Visione nuova, prove solide: la lezione del metodo Falcone

di Sergio Mattarella

“Il suo modo di svolgere l’inchiesta era moderno, più dinamico, più attivo di quanto fosse abituale ma manteneva forte e inalterato lo stile e il carattere del magistrato, attento, fino allo scrupolo, alla consistenza degli elementi raccolti”. L’intervento del presidente della Repubblica, pronunciato il 23 maggio 2017, tratto dagli archivi del Quirinale

17 MAGGIO 2022

Ho conosciuto il Giudice Falcone prima ancora che l’eco delle sue inchieste lo rendesse famoso in Italia e all’estero. Ne ho seguito l’impegno messo in opera nella sua attività giudiziaria. Con quella sua attività ha impresso una svolta all’azione della giustizia contro la mafia.

Anzitutto con il suo metodo di lavoro, con il suo modo di svolgere le inchieste. Nei primi tempi veniva talvolta criticato, dicendo che operava come un agente di polizia più che come un magistrato, una sorta di sceriffo. Non era vero: il suo era un metodo moderno, più dinamico, più attivo di quanto fosse abituale ma manteneva forte e inalterato lo stile e il carattere del magistrato, attento, fino allo scrupolo, alla consistenza degli elementi di prova raccolti. Le sue inchieste, difatti, erano contrassegnate da grande solidità; e le sue conclusioni venivano sempre condivise dai Tribunali e dalle Corti giudicanti.

Una seconda svolta l’ha impressa con la scelta, coraggiosa, del maxi processo di Palermo: un’inchiesta, e un’istruttoria, di grande impegno, e faticose; ma che hanno fornito l’indicazione della via da seguire per un’azione efficace dello Stato contro la mafia.
Quel maxi processo è stato un vero e proprio spartiacque.

Lo conoscevo, come ho detto. Non si trattava di un rapporto di frequentazione abituale, ci sentivamo, ogni tanto, e ci incontravamo: a casa mia o nella sua abitazione a Palermo e, negli ultimi tempi, a Roma, in una sua piccola abitazione protetta, vicino al Collegio Romano.

In una di queste occasioni ho potuto toccar con mano quanto fosse forte il suo sodalizio con Paolo Borsellino. Mi sembra sia stato nel novembre del 1990. Il governo aveva appena varato un decreto legge sugli strumenti di lotta alla criminalità organizzata.
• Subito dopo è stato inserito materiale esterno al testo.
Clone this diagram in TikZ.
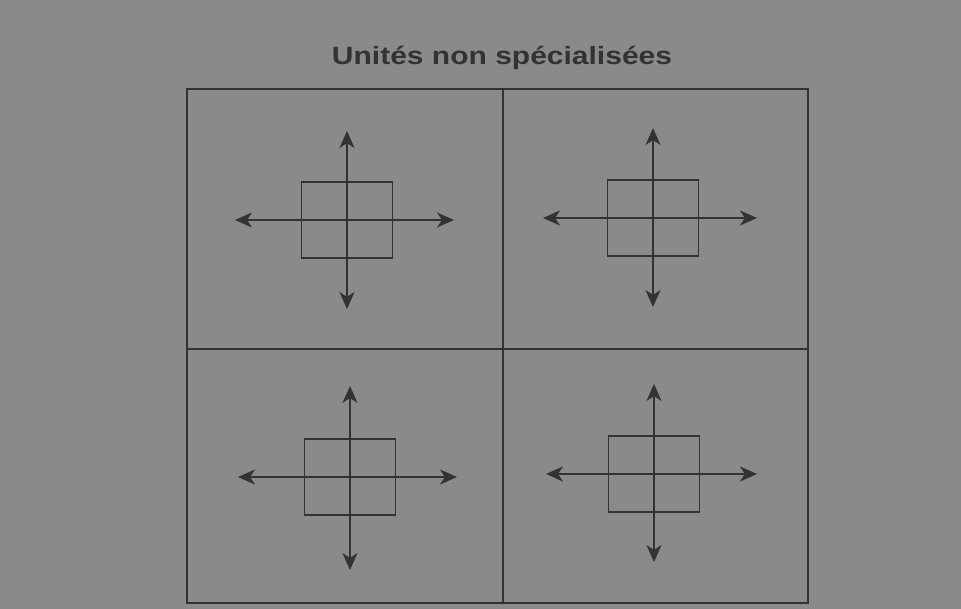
\documentclass[tikz,border=0pt]{standalone}
\usepackage{fontspec}
\setmainfont{Liberation Sans}
\usetikzlibrary{arrows.meta}
\definecolor{paper}{gray}{0.54}
\definecolor{ink}{gray}{0.2}
\tikzset{
  frame/.style={draw=ink, line width=1.8pt},
  unit/.style={draw=ink, line width=1.8pt, minimum width=91pt, minimum height=76pt, inner sep=0pt},
  dir/.style={draw=ink, line width=1.8pt, -{Stealth[length=17pt,width=15pt,inset=5pt]}},
  title/.style={font=\bfseries\fontsize{25}{28}\selectfont, text=ink}
}
\begin{document}
\begin{tikzpicture}[x=1pt,y=-1pt]
\fill[paper] (0,0) rectangle (961,609);
\useasboundingbox (0,0) rectangle (961,609);
\node[title] (t) at (502,58) {\scalebox{1.2}[1]{Unités non spécialisées}};
\draw[frame] (187,89) rectangle (808,603);
\coordinate (mt) at (503,89); \coordinate (mb) at (503,603);
\coordinate (ml) at (187,349); \coordinate (mr) at (808,349);
\draw[frame] (mt) -- (mb);
\draw[frame] (ml) -- (mr);
% unit 1
\node[unit] (u1) at (347,220) {};
\coordinate (u1n) at (347,131); \coordinate (u1s) at (347,309);
\coordinate (u1w) at (235,220); \coordinate (u1e) at (454,220);
\draw[dir] (u1.center) -- (u1n); \draw[dir] (u1.center) -- (u1s);
\draw[dir] (u1.center) -- (u1w); \draw[dir] (u1.center) -- (u1e);
% unit 2
\node[unit] (u2) at (653,218) {};
\coordinate (u2n) at (653,128); \coordinate (u2s) at (653,307);
\coordinate (u2w) at (543,218); \coordinate (u2e) at (757,218);
\draw[dir] (u2.center) -- (u2n); \draw[dir] (u2.center) -- (u2s);
\draw[dir] (u2.center) -- (u2w); \draw[dir] (u2.center) -- (u2e);
% unit 3
\node[unit] (u3) at (350,477) {};
\coordinate (u3n) at (350,386); \coordinate (u3s) at (350,570);
\coordinate (u3w) at (238,477); \coordinate (u3e) at (457,477);
\draw[dir] (u3.center) -- (u3n); \draw[dir] (u3.center) -- (u3s);
\draw[dir] (u3.center) -- (u3w); \draw[dir] (u3.center) -- (u3e);
% unit 4
\node[unit] (u4) at (654,474) {};
\coordinate (u4n) at (654,384); \coordinate (u4s) at (654,562);
\coordinate (u4w) at (546,474); \coordinate (u4e) at (757,474);
\draw[dir] (u4.center) -- (u4n); \draw[dir] (u4.center) -- (u4s);
\draw[dir] (u4.center) -- (u4w); \draw[dir] (u4.center) -- (u4e);
\end{tikzpicture}
\end{document}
Il venerdì ne ritirai una della prime copie stampate alla Camera dei deputati e, rientrato a Palermo, chiamai Falcone per chiedergli se volesse leggere quel testo per valutarlo e per poter suggerire qualche modifica o integrazione.
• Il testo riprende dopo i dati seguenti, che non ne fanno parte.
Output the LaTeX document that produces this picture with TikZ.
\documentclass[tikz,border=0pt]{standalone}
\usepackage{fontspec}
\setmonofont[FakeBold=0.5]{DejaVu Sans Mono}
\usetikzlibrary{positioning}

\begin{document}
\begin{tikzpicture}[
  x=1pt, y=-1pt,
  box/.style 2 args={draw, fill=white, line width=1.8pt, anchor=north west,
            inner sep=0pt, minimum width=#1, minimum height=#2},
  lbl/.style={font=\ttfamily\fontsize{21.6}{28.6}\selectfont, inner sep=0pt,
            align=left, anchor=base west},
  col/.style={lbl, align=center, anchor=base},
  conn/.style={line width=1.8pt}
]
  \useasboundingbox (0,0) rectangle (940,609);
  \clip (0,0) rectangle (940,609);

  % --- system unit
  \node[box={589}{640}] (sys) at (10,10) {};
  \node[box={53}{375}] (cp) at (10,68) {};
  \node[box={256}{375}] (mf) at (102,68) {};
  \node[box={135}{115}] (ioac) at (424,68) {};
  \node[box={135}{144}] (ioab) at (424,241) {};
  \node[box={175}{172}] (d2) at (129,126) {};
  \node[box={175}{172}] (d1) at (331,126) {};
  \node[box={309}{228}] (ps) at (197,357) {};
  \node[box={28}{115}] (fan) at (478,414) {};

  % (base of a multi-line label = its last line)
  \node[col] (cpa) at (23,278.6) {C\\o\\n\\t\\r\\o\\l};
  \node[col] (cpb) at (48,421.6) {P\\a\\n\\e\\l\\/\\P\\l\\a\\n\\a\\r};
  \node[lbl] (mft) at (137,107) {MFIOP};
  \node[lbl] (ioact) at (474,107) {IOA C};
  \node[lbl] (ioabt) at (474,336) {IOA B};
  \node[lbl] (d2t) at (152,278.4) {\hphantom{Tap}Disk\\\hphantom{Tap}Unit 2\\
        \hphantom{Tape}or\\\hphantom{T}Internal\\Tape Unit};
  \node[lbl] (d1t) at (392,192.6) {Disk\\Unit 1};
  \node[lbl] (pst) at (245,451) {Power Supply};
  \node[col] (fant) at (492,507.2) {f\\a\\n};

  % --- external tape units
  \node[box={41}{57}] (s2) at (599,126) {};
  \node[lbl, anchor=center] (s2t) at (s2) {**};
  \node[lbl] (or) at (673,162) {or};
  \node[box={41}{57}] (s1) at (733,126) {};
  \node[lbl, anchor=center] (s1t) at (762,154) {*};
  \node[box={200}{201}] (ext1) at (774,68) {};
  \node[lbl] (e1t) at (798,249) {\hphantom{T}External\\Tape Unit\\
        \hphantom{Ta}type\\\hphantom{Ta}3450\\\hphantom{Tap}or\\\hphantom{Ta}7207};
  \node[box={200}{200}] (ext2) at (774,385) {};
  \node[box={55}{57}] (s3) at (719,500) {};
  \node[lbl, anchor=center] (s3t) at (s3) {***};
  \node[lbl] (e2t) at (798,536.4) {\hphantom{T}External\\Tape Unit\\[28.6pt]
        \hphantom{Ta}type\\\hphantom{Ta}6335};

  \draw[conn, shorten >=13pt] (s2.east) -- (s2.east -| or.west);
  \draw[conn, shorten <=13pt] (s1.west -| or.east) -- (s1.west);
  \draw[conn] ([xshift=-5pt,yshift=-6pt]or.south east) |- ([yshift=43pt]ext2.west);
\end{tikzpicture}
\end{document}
Mi rispose che sarebbe venuto a casa mia nel pomeriggio della domenica chiedendomi di poter venire con Borsellino, cosa che a me fece, ovviamente, piacere.

In quelle ore ho visto, oltre che, ancora una volta, la grande passione professionale che li muoveva, la loro sintonia e la piena comunanza di vedute, di preoccupazioni, di esigenze; e come si integrassero le loro considerazioni.

Riflettevano e procedevano davvero in parallelo. Quel pomeriggio è un momento che mi è rimasto scolpito nel ricordo; e che non dimentico.

Rammento che mi proposero tre integrazioni, tutte raccolte, nella conversione del decreto, dall’allora ministro, Vassalli, cui le avevo trasferite.

Giovanni Falcone, come Paolo Borsellino, come altre vittime della mafia, era una persona che amava la vita e, insieme, era consapevole dei pericoli che correva. La sua dignità personale – e quella della propria funzione – lo spingevano ad affrontare questi pericoli, senza venir meno né attenuare, in alcun modo, la determinazione del suo impegno.

Per questo è ricordato da tutti – come è giusto – particolarmente da tanti giovani, come una vera e credibile figura di riferimento del senso delle istituzioni, della civiltà contro la barbarie.